One of the chapters I quickly read through was on using a better estimation of probability of the success of the partial hypotheses (in the AdaBoost sense), with the following example:
Suppose, the underlying algorithm found a decision stump, and finds that it can classify the cases having a value above some limit pretty well (say, 90% of them are "+1") while the cases with the values under this limit are undifferentiated (say, 49% of them are "+1"). In this case if we allow the underlying algorithm to return the values not only +1 and -1 but also 0 for when it can't differentiate well, the boosting goes much better.
Since the part 3 I've been wondering if the algorithm can be improved in an obvious way by using the separate confidence values for the situations when the underlying algorithm returns +1 or -1 (or in equivalent Bayesian terms, 1 or 0), and maybe even do better than that by forming multiple "bands" of training cases by some rule and assigning a separate confidence values to each band, and maybe even further by computing an individual confidence value for each case. The idea above shows that it can, and the book then goes on to the exact same idea of multiple bands, each with its own confidence value, and on to the partial hypotheses returning the individual confidence values for each training case. So that idea really was obvious, and there is not much point in writing more about it. The only tricky part is the minimalization criteria, but that becomes straightforward from the description in the part 4.
One more idea would be to make the decision stumps not discrete ("1" on this side of this value, "0" on the other side) but graduated, with the confidence being 0.5 at the value and growing towards 1 on one side and towards 0 on the other side. Possibly saturating at some distance from the center point value.

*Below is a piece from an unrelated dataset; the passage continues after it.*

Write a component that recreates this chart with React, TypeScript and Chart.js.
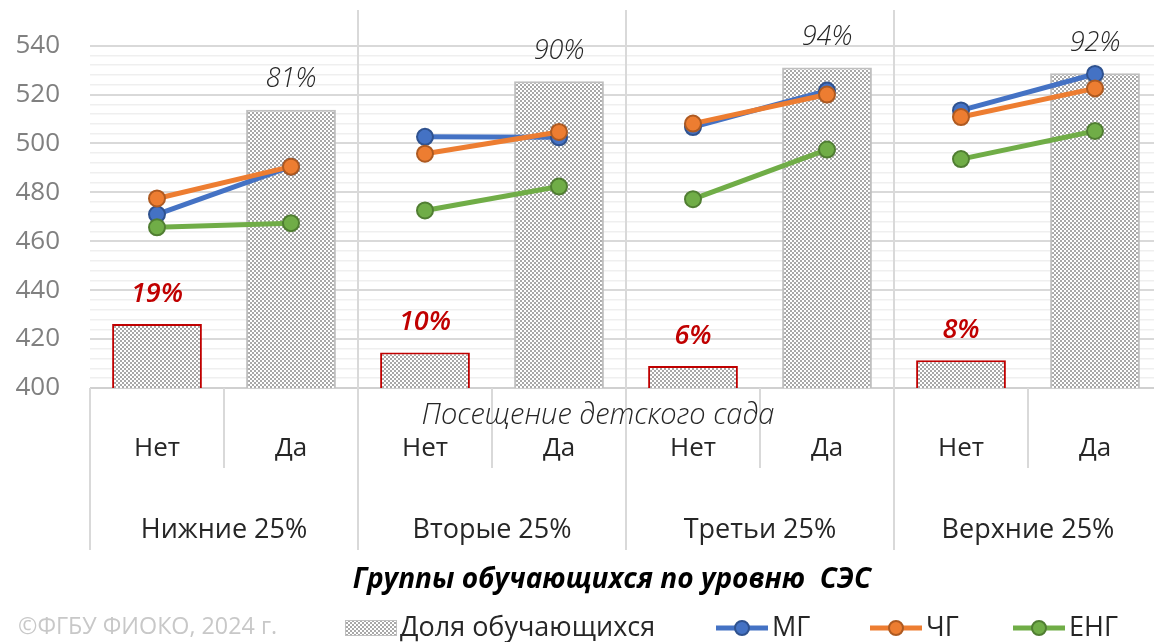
import React, { useEffect, useRef } from "react";
import { Chart, registerables } from "chart.js";
Chart.register(...registerables);

const categories = ["Нет", "Да", "Нет", "Да", "Нет", "Да", "Нет", "Да"];
const groups = ["Нижние 25%", "Вторые 25%", "Третьи 25%", "Верхние 25%"];
const shareValues = [18.7, 81.3, 10.4, 89.6, 6.4, 93.6, 8.1, 91.9];
const shareLabels = ["19%", "81%", "10%", "90%", "6%", "94%", "8%", "92%"];
const mgValues = [471, 490.5, 502.7, 502.5, 506.7, 521.6, 513.5, 528.4];
const chgValues = [477.5, 490.5, 495.8, 504.7, 508.1, 520, 510.8, 522.5];
const engValues = [465.7, 467.4, 472.6, 482.4, 477.2, 497.5, 493.6, 505.1];
const seriesNames = ["Доля обучающихся", "МГ", "ЧГ", "ЕНГ"];
const yMin = 400;
const yMax = 540;
const yMinorStep = 4;
const yLabelStep = 20;
const subAxisTitle = "Посещение детского сада";
const axisTitle = "Группы обучающихся по уровню  СЭС";
const copyright = "©ФГБУ ФИОКО, 2024 г.";

const FONT = "'Open Sans', 'Noto Sans', sans-serif";
const lineColors = ["#4472c4", "#ed7d31", "#70ad47"];
const markerBorders = ["#2f528f", "#ae5a21", "#507e32"];

function makePattern(): CanvasPattern | string {
  const t = document.createElement("canvas");
  t.width = 4;
  t.height = 4;
  const c = t.getContext("2d");
  if (!c) return "#d0d0d0";
  c.fillStyle = "#ffffff";
  c.fillRect(0, 0, 4, 4);
  c.fillStyle = "#a8a8a8";
  c.fillRect(0, 0, 2, 2);
  c.fillRect(2, 2, 2, 2);
  const p = c.createPattern(t, "repeat");
  return p || "#d0d0d0";
}

export default function App() {
  const ref = useRef<HTMLCanvasElement>(null);
  useEffect(() => {
    const pattern = makePattern();
    const overlay = {
      id: "overlay",
      afterDatasetsDraw(chart: any) {
        const ctx = chart.ctx;
        const x = chart.scales.x;
        const y2 = chart.scales.y2;
        ctx.save();
        ctx.textAlign = "center";
        ctx.textBaseline = "middle";
        shareValues.forEach((v, i) => {
          const px = x.getPixelForValue(i);
          const py = y2.getPixelForValue(v) - 30;
          if (i % 2 === 0) {
            ctx.fillStyle = "#c00000";
            ctx.font = `italic 600 27px ${FONT}`;
          } else {
            ctx.fillStyle = "#262626";
            ctx.font = `italic 300 27px ${FONT}`;
          }
          ctx.fillText(shareLabels[i], px, py);
        });
        ctx.restore();
      },
      afterDraw(chart: any) {
        const ctx = chart.ctx;
        const x = chart.scales.x;
        const area = chart.chartArea;
        const cw = (area.right - area.left) / categories.length;
        ctx.save();
        ctx.strokeStyle = "#d9d9d9";
        ctx.lineWidth = 2;
        for (let i = 0; i <= categories.length; i++) {
          const b = Math.round(area.left + i * cw);
          ctx.beginPath();
          if (i % 2 === 1) {
            ctx.moveTo(b, area.bottom);
            ctx.lineTo(b, 468);
          } else if (i === 0) {
            ctx.moveTo(b, area.bottom);
            ctx.lineTo(b, 550);
          } else {
            ctx.moveTo(b, 10);
            ctx.lineTo(b, 550);
          }
          ctx.stroke();
        }
        ctx.textAlign = "center";
        ctx.textBaseline = "middle";
        ctx.fillStyle = "#262626";
        ctx.font = `400 26px ${FONT}`;
        categories.forEach((c, i) => {
          ctx.fillText(c, x.getPixelForValue(i), 449);
        });
        ctx.font = `400 27px ${FONT}`;
        groups.forEach((g, gi) => {
          const cx = (x.getPixelForValue(gi * 2) + x.getPixelForValue(gi * 2 + 1)) / 2;
          ctx.fillText(g, cx, 530);
        });
        ctx.font = `italic 300 29px ${FONT}`;
        ctx.fillText(subAxisTitle, 598, 416);
        ctx.fillStyle = "#000000";
        ctx.font = `italic 700 28px ${FONT}`;
        ctx.fillText(axisTitle, 612, 580);

        // legend
        const ly = 628;
        ctx.textAlign = "left";
        ctx.font = `400 27px ${FONT}`;
        ctx.fillStyle = pattern as any;
        ctx.fillRect(345, ly - 8, 52, 16);
        ctx.strokeStyle = "#bfbfbf";
        ctx.lineWidth = 1;
        ctx.strokeRect(345.5, ly - 7.5, 51, 15);
        ctx.fillStyle = "#262626";
        ctx.fillText(seriesNames[0], 400, ly);
        const lx = [716, 870, 1013];
        for (let k = 0; k < 3; k++) {
          ctx.strokeStyle = lineColors[k];
          ctx.lineWidth = 5;
          ctx.beginPath();
          ctx.moveTo(lx[k], ly);
          ctx.lineTo(lx[k] + 52, ly);
          ctx.stroke();
          ctx.beginPath();
          ctx.arc(lx[k] + 26, ly, 7, 0, Math.PI * 2);
          ctx.fillStyle = lineColors[k];
          ctx.fill();
          ctx.lineWidth = 2;
          ctx.strokeStyle = markerBorders[k];
          ctx.stroke();
          ctx.fillStyle = "#262626";
          ctx.fillText(seriesNames[k + 1], lx[k] + 56, ly);
        }
        ctx.fillStyle = "#c8c8c8";
        ctx.font = `400 23.3px ${FONT}`;
        ctx.fillText(copyright, 18, 627);
        ctx.restore();
      },
    };

    const lineDs = (label: string, data: number[], k: number) => ({
      type: "line" as const,
      label,
      data,
      yAxisID: "y",
      borderColor: lineColors[k],
      backgroundColor: lineColors[k],
      borderWidth: 5,
      pointRadius: 8,
      pointHoverRadius: 8,
      pointBorderWidth: 2,
      pointBackgroundColor: lineColors[k],
      pointBorderColor: markerBorders[k],
      order: 3 - k,
      segment: {
        borderColor: (c: any) => (c.p0DataIndex % 2 === 1 ? "rgba(0,0,0,0)" : lineColors[k]),
      },
    });

    const chart = new Chart(ref.current as HTMLCanvasElement, {
      type: "bar",
      data: {
        labels: categories,
        datasets: [
          {
            type: "bar",
            label: seriesNames[0],
            data: shareValues,
            yAxisID: "y2",
            backgroundColor: pattern as any,
            borderColor: categories.map((_, i) => (i % 2 === 0 ? "#c00000" : "#bfbfbf")),
            borderWidth: 2,
            barPercentage: 0.67,
            categoryPercentage: 1,
            order: 10,
          } as any,
          lineDs(seriesNames[1], mgValues, 0),
          lineDs(seriesNames[2], chgValues, 1),
          lineDs(seriesNames[3], engValues, 2),
        ],
      },
      options: {
        responsive: false,
        animation: false,
        devicePixelRatio: 1,
        layout: { padding: { left: 0, right: 9, top: 43, bottom: 254 } },
        plugins: { legend: { display: false }, tooltip: { enabled: false } },
        scales: {
          x: { display: false, offset: true },
          y: {
            position: "left",
            min: yMin,
            max: yMax,
            afterFit: (s: any) => {
              s.width = 90;
            },
            border: { display: false },
            grid: {
              drawTicks: false,
              color: (c: any) =>
                c.tick.value === yMin ? "#d0d0d0" : c.tick.value % yLabelStep === 0 ? "#d9d9d9" : "#efefef",
              lineWidth: (c: any) => (c.tick.value % yLabelStep === 0 ? 2 : 1.5),
            },
            ticks: {
              stepSize: yMinorStep,
              autoSkip: false,
              padding: 30,
              color: "#808080",
              font: { family: FONT, size: 26, weight: "400" },
              callback: (v: any) => (Number(v) % yLabelStep === 0 ? String(v) : ""),
            },
          },
          y2: { display: false, min: 0, max: 100 },
        },
      } as any,
      plugins: [overlay],
    });
    return () => chart.destroy();
  }, []);
  return (
    <div
      style={{
        position: "fixed",
        left: 0,
        top: 0,
        width: 1154,
        height: 642,
        overflow: "hidden",
        background: "#ffffff",
      }}
    >
      <canvas ref={ref} width={1172} height={642} style={{ display: "block", width: 1172, height: 642 }} />
    </div>
  );
}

An easy example of saturation would be this: If we're classifying a set of points in a 2-dimensional space with the decision stumps based on the coordinate values, this means that on each step we find some value of a coordinate (X or Y) and say that the points on one side have mostly the value "1" and on the other side they have mostly the value "0". Then the classic AdaBoost approach (without the square root in the confidence) takes the confidence C as the fraction of the points whose values got guessed right. Or, translating from the pair (value, confidence) to the just the confidence, the pair (1, C) becomes C, and the pair (0, C) becomes (1-C). But the breaking point is usually not one point, it's a range between the coordinate values closest to this break. The classic approach is to pick the centerpoint of this range as the breaking point. But we could say that the confidence changes linearly between these two coordinate values and beyond this range saturates to C and (1-C). This smooth transition could help with the training on the data with errors in it. The book contains an example of training on the data that contained 20% of errors which led to overfitting over many rounds of boosting. The smooth transitions could provide the averaging that would counteract this overfitting. Maybe.

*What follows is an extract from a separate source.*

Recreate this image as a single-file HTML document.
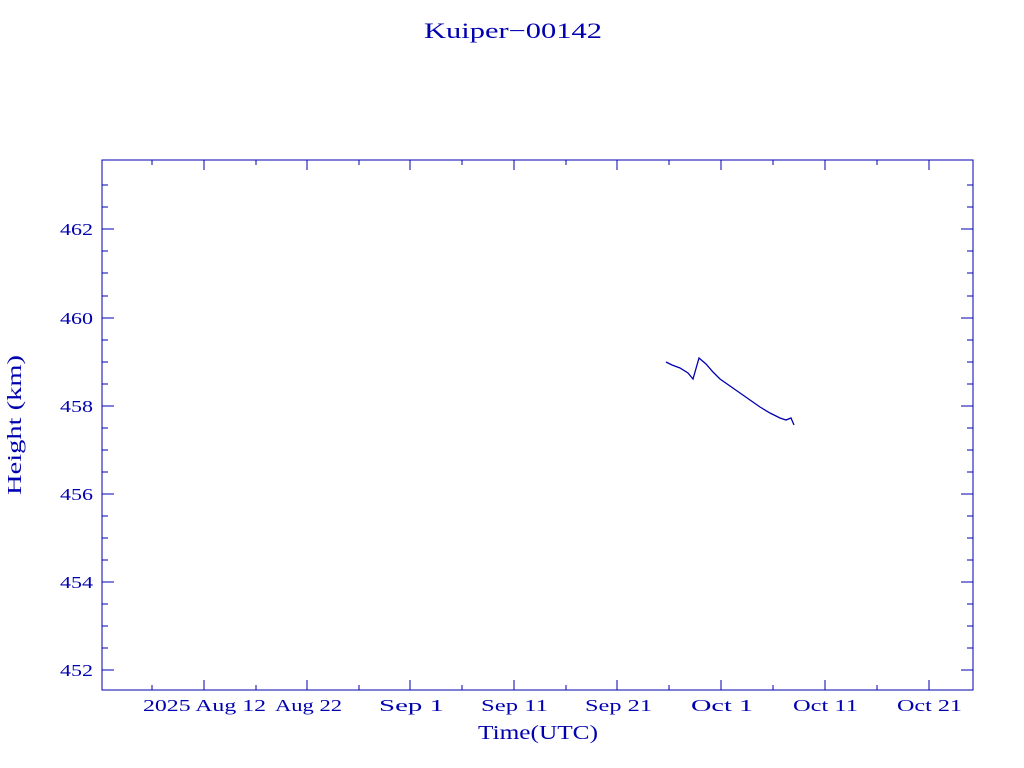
<!DOCTYPE html>
<html><head><style>body{margin:0;background:#fff}svg{display:block}</style></head><body>
<svg width="1024" height="768" xmlns="http://www.w3.org/2000/svg" font-family="Liberation Serif, serif" fill="#0000b0">
<rect width="1024" height="768" fill="#fff"/>
<text x="424" y="38" font-size="22" textLength="178" lengthAdjust="spacingAndGlyphs">Kuiper−00142</text>
<rect x="102" y="160" width="871" height="530" fill="none" stroke="#0000b0" stroke-width="1"/>
<g stroke="#0000b0" stroke-width="1">
<path d="M102 229h12M102 318h12M102 406h12M102 494h12M102 582h12M102 670h12M973 229h-12M973 318h-12M973 406h-12M973 494h-12M973 582h-12M973 670h-12"/>
<path d="M102 185h6M102 207h6M102 251h6M102 273h6M102 296h6M102 340h6M102 362h6M102 384h6M102 428h6M102 450h6M102 472h6M102 516h6M102 538h6M102 560h6M102 604h6M102 626h6M102 648h6
M973 185h-6M973 207h-6M973 251h-6M973 273h-6M973 296h-6M973 340h-6M973 362h-6M973 384h-6M973 428h-6M973 450h-6M973 472h-6M973 516h-6M973 538h-6M973 560h-6M973 604h-6M973 626h-6M973 648h-6"/>
<path d="M204 690v-10M307 690v-10M410 690v-10M514 690v-10M617 690v-10M721 690v-10M825 690v-10M929 690v-10
M204 160v10M307 160v10M410 160v10M514 160v10M617 160v10M721 160v10M825 160v10M929 160v10
M152 690v-5M256 690v-5M359 690v-5M462 690v-5M566 690v-5M669 690v-5M773 690v-5M877 690v-5
M152 160v5M256 160v5M359 160v5M462 160v5M566 160v5M669 160v5M773 160v5M877 160v5"/>
</g>
<g font-size="17">
<text x="60" y="235" textLength="33" lengthAdjust="spacingAndGlyphs">462</text>
<text x="60" y="324" textLength="33" lengthAdjust="spacingAndGlyphs">460</text>
<text x="60" y="412" textLength="33" lengthAdjust="spacingAndGlyphs">458</text>
<text x="60" y="500" textLength="33" lengthAdjust="spacingAndGlyphs">456</text>
<text x="60" y="588" textLength="33" lengthAdjust="spacingAndGlyphs">454</text>
<text x="60" y="676" textLength="33" lengthAdjust="spacingAndGlyphs">452</text>
</g>
<g font-size="17">
<text x="143" y="711" textLength="123" lengthAdjust="spacingAndGlyphs">2025 Aug 12</text>
<text x="275" y="711" textLength="67" lengthAdjust="spacingAndGlyphs">Aug 22</text>
<text x="379" y="711" textLength="65" lengthAdjust="spacingAndGlyphs">Sep  1</text>
<text x="481" y="711" textLength="67" lengthAdjust="spacingAndGlyphs">Sep 11</text>
<text x="585" y="711" textLength="67" lengthAdjust="spacingAndGlyphs">Sep 21</text>
<text x="691" y="711" textLength="62" lengthAdjust="spacingAndGlyphs">Oct  1</text>
<text x="793" y="711" textLength="65" lengthAdjust="spacingAndGlyphs">Oct 11</text>
<text x="897" y="711" textLength="65" lengthAdjust="spacingAndGlyphs">Oct 21</text>
</g>
<text x="478" y="739" font-size="20" textLength="120" lengthAdjust="spacingAndGlyphs">Time(UTC)</text>
<text transform="translate(21,495) rotate(-90)" font-size="20" textLength="140" lengthAdjust="spacingAndGlyphs">Height (km)</text>
<polyline fill="none" stroke="#0000b0" stroke-width="1.3" points="666,362 672,365 680,368 688,373 693,379 699,358 706,364 713,372 720,379 730,386 740,393 750,400 760,407 770,413 780,418 786,420 791,418 794,425"/>
</svg>
</body></html>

Another thought that occurred to me is what if we're boosting while we're boosting? Or in other words, what if the partial algorithm runs a few rounds of boosting on its own? How can it be equivalently represented as a single round of boosting?

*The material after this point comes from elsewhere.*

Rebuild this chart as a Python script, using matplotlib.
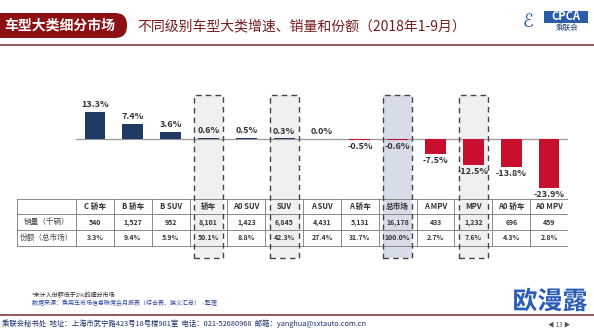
import matplotlib
matplotlib.use('Agg')
from matplotlib import pyplot as plt
from matplotlib.patches import FancyBboxPatch, Rectangle
import matplotlib.patheffects as pe

plt.rcParams['font.family'] = ['Noto Sans CJK SC', 'DejaVu Sans']

# data
categories = ['C 轿车', 'B 轿车', 'B SUV', '轿车', 'A0 SUV', 'SUV', 'A SUV', 'A 轿车',
              '总市场', 'A MPV', 'MPV', 'A0 轿车', 'A0 MPV']
growth = [13.3, 7.4, 3.6, 0.6, 0.5, 0.3, 0.0, -0.5, -0.6, -7.5, -12.5, -13.8, -23.9]
sales = ['540', '1,527', '952', '8,101', '1,423', '6,845', '4,431', '5,131',
         '16,178', '433', '1,232', '696', '459']
share = ['3.3%', '9.4%', '5.9%', '50.1%', '8.8%', '42.3%', '27.4%', '31.7%',
         '100.0%', '2.7%', '7.6%', '4.3%', '2.8%']
row_labels = ['销量（千辆）', '份额（总市场）']
grey_boxes = ['轿车', 'SUV', 'MPV']
blue_boxes = ['总市场']

title = '不同级别车型大类增速、销量和份额（2018年1-9月）'
tab_text = '车型大类细分市场'
note1 = '*未计入份额低于2%的细分市场'
note2 = '数据来源：乘用车市场信息联席会月报表（综合表、狭义汇总）  -整理'
footer = '乘联会秘书处  地址：上海市武宁路423号18号楼901室  电话：021-52680968  邮箱：yanghua@sxtauto.com.cn'

W, H = 594, 331
fig = plt.figure(figsize=(W / 100, H / 100), dpi=100)
fig.patch.set_facecolor('white')

# overlay in pixel coords for header / footer
ov = fig.add_axes([0, 0, 1, 1])
ov.set_xlim(0, W)
ov.set_ylim(H, 0)
ov.axis('off')

dark_red = '#8c1014'
ov.add_patch(FancyBboxPatch((-20, 13), 147, 25, boxstyle='round,pad=0,rounding_size=12',
                            fc=dark_red, ec='none'))
ov.text(60, 26, tab_text, color='white', fontsize=10, fontweight='bold', ha='center', va='center')
ov.text(137, 26, title, color='#7a1c1c', fontsize=10, ha='left', va='center')
ov.plot([0, W], [45, 45], color='#8a3c3c', lw=1.2)

# logo
ov.add_patch(Rectangle((544, 11), 44, 12, fc='#2a5caa', ec='none'))
ov.text(566, 17, 'CPCA', color='white', fontsize=8, fontstyle='italic', fontweight='bold',
        ha='center', va='center')
ov.text(567, 28, '乘联会', color='#1f3f7a', fontsize=5.5, ha='center', va='center')
ov.text(528, 22, 'ℰ', color='#2a5caa', fontsize=13, fontstyle='italic', ha='center', va='center')

# footer
ov.text(32, 295, note1, fontsize=4.3, color='#222222', ha='left', va='center')
ov.text(32, 303, note2, fontsize=4.3, color='#2a44a0', ha='left', va='center')
ov.plot([0, W], [315, 315], color='#8a3c3c', lw=1.2)
ov.text(2, 324, footer, fontsize=5.3, color='#1a2f6b', ha='left', va='center')
ov.text(559, 324, '◀ 13 ▶', fontsize=4.5, color='#555555', ha='center', va='center')
ov.text(550, 302, '欧漫露', fontsize=18, fontweight='bold', color='#2b5cb8', ha='center', va='center',
        path_effects=[pe.withStroke(linewidth=3, foreground='white')])

# chart axes: x in column index, y in growth %
x0_px, x1_px, col0_px = 17, 568, 76
colw = (x1_px - col0_px) / len(categories)
left_lim = -0.5 - (col0_px - x0_px) / colw
top_px, bot_px, zero_px, ppu = 90, 262, 139, 2.05
ax = fig.add_axes([x0_px / W, 1 - bot_px / H, (x1_px - x0_px) / W, (bot_px - top_px) / H])
ax.set_xlim(left_lim, len(categories) - 0.5)
ax.set_ylim(-(bot_px - zero_px) / ppu, (zero_px - top_px) / ppu)
ax.axis('off')

def py(p):
    return (zero_px - p) / ppu

box_top, box_bot = py(95), py(258)
for i, c in enumerate(categories):
    if c in grey_boxes or c in blue_boxes:
        fc = '#d6dce8' if c in blue_boxes else '#f0f0f0'
        ax.add_patch(Rectangle((i - 0.385, box_bot), 0.77, box_top - box_bot, fc=fc, ec='none', zorder=0))
        ax.add_patch(Rectangle((i - 0.385, box_bot), 0.77, box_top - box_bot, fc='none', ec='#444444',
                               lw=1.0, ls=(0, (4, 3)), zorder=5))

xs = list(range(len(categories)))
colors = ['#1f3a63' if g > 0 else '#c8102e' for g in growth]
ax.bar(xs, growth, width=0.55, color=colors, zorder=3)
ax.plot([-0.5, len(categories) - 0.5], [0, 0], color='#999999', lw=0.9, zorder=2)

for i, g in enumerate(growth):
    if g >= 0:
        ax.annotate('%.1f%%' % g, (i, g), xytext=(0, 2), textcoords='offset points',
                    ha='center', va='bottom', fontsize=6.5, fontweight='bold', color='#333333', zorder=6)
    else:
        ax.annotate('%.1f%%' % g, (i, g), xytext=(0, -1.5), textcoords='offset points',
                    ha='center', va='top', fontsize=6.5, fontweight='bold', color='#333333', zorder=6)

# table
rows = [py(199), py(214.5), py(230), py(246)]
right = len(categories) - 0.5
for r in rows:
    ax.plot([left_lim, right], [r, r], color='#777777', lw=0.6, zorder=4)
for xe in [left_lim] + [i - 0.5 for i in range(len(categories) + 1)]:
    ax.plot([xe, xe], [rows[0], rows[-1]], color='#777777', lw=0.6, zorder=4)

mid = [(rows[k] + rows[k + 1]) / 2 for k in range(3)]
label_x = (left_lim - 0.5) / 2
ax.text(label_x, mid[1], row_labels[0], ha='center', va='center', fontsize=5.5, color='#444444', zorder=6)
ax.text(label_x, mid[2], row_labels[1], ha='center', va='center', fontsize=5.5, color='#444444', zorder=6)
for i, c in enumerate(categories):
    ax.text(i, mid[0], c, ha='center', va='center', fontsize=5.5, fontweight='bold', color='#333333', zorder=6)
    ax.text(i, mid[1], sales[i], ha='center', va='center', fontsize=5, fontweight='bold', color='#333333', zorder=6)
    ax.text(i, mid[2], share[i], ha='center', va='center', fontsize=5, fontweight='bold', color='#333333', zorder=6)

fig.savefig('out.png', dpi=100)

This looks like a good example where an individual value of the confidence for each training case would be handy. As we go through the execution stage, the weight of each example would be multiplied on each round of "nested boosting" in the same way as if would be on each round of normal boosting. I.e. if a round of boosting had the confidence C, and guessed this particular training case right, the weight of this training case will be multiplied by C, and if it guessed this training case wrong, the weight would be multiplied by (1-C).
So if we define the effective confidence Ce as:
(if the round guessed right, its Ce=C, otherwise its Ce=1-C)
the we can see that the multiplier will be:
product for rounds t(Cet)
Except that it's not properly scaled to be in the range [0..1]. To adjust the scaling, it has to become
product for rounds t(Cet) / (product for rounds t(Cet) + product for rounds t(1-Cet))
There won't be a single confidence value for all the training cases of such a composite round, each training case will have its own confidence value, with the probability of pointing towards 0 or 1 built into it.
One more interesting thing I've read is that after some number of rounds AdaBoost tends to start going in a circle through the same set of distributions (or sometimes not quite the same but very close). To me this looks like an indication that it's time to stop. Boosting the margins by going through this loop repeatedly looks like cheating, because if we look at its Bayesian meaning, this meaning implies that the events that get examined must be essentially independent of each other. But if we repeatedly examine the same events, they're not independent, they're extra copies of the events that have already been seen. Thus re-applying them repeatedly doesn't seem right. On the other hand, the events in such a loop do form this loop because they represent each event in a balanced way. So maybe the right thing to do is to throw away everything before this loop too, and just leave one iteration of this loop as the only events worth examining. This would be interesting to test if/when I get around to do it.